The audiovisual installation "Radio Piece (Hong Kong)" from 2015 – a collaboration with RAY Fotografieprojekte Frankfurt/RheinMain – begins with the image of a Zen garden, which in the next progression turns out to be a picture in a small chaotic room. The camera gradually tracks away from this room until only the facades of Hong Kong's notorious Kowloon Walled City are visible; a district on the Kowloon peninsula, which in 1987 had the world's largest population density. For a long time, its legal status was unclear until it was eventually torn down in 1993/1994.
These visuals are accompanied by binaural audio recordings. The audio recordings, whose playback via headphones ensures a realistic and spatial listening experience, were created with the help of an artificial head, which has microphones stuck in its ears. For this work, Claerbout used the ambient sounds surrounding the video's protagonist, a young man.

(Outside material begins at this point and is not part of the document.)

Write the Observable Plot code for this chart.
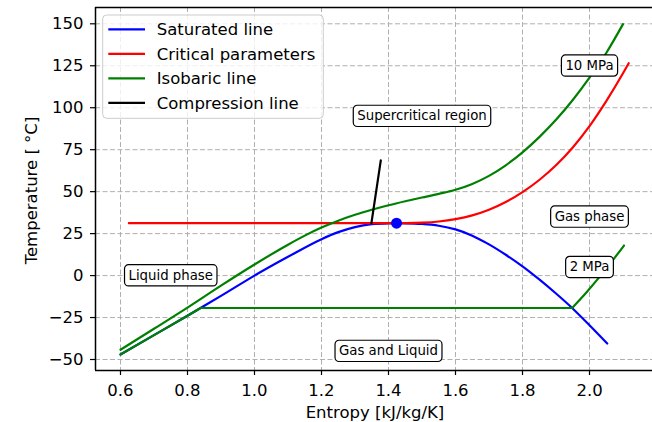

"Radio Piece (Hong Kong)" quickly engrosses the visitors with a coherent image and sound quality, but the circumstances of the scenery gradually sink in. The video implies the housing shortage, the struggle for affordable living, and the way in which business flourishes under these conditions. The audio recordings quite literally also encompass the space. According to Claerbout, the attitude that real spaces and resources become scarcer can in turn become a market of mental real estate, located between the ears. The video projection "Highway Wreck" from 2013 is based on a more than seventy-year-old black and white photograph showing some children and a soldier who are intrigued by the wreckage of a recent car crash. By adding images of laborers and onlookers, Claerbout condensed the photograph to a moment from which its original urgency has become detached and the spectacle thus has been disarmed.
David Claerbout is one of the most important and renowned video artists of his generation. His works are internationally celebrated with numerous solo exhibitions. Until September 20, 2015, the Mamco in Geneva is showcasing Claerbout's work in a retrospective entitled "David Claerbout. Performed Pictures".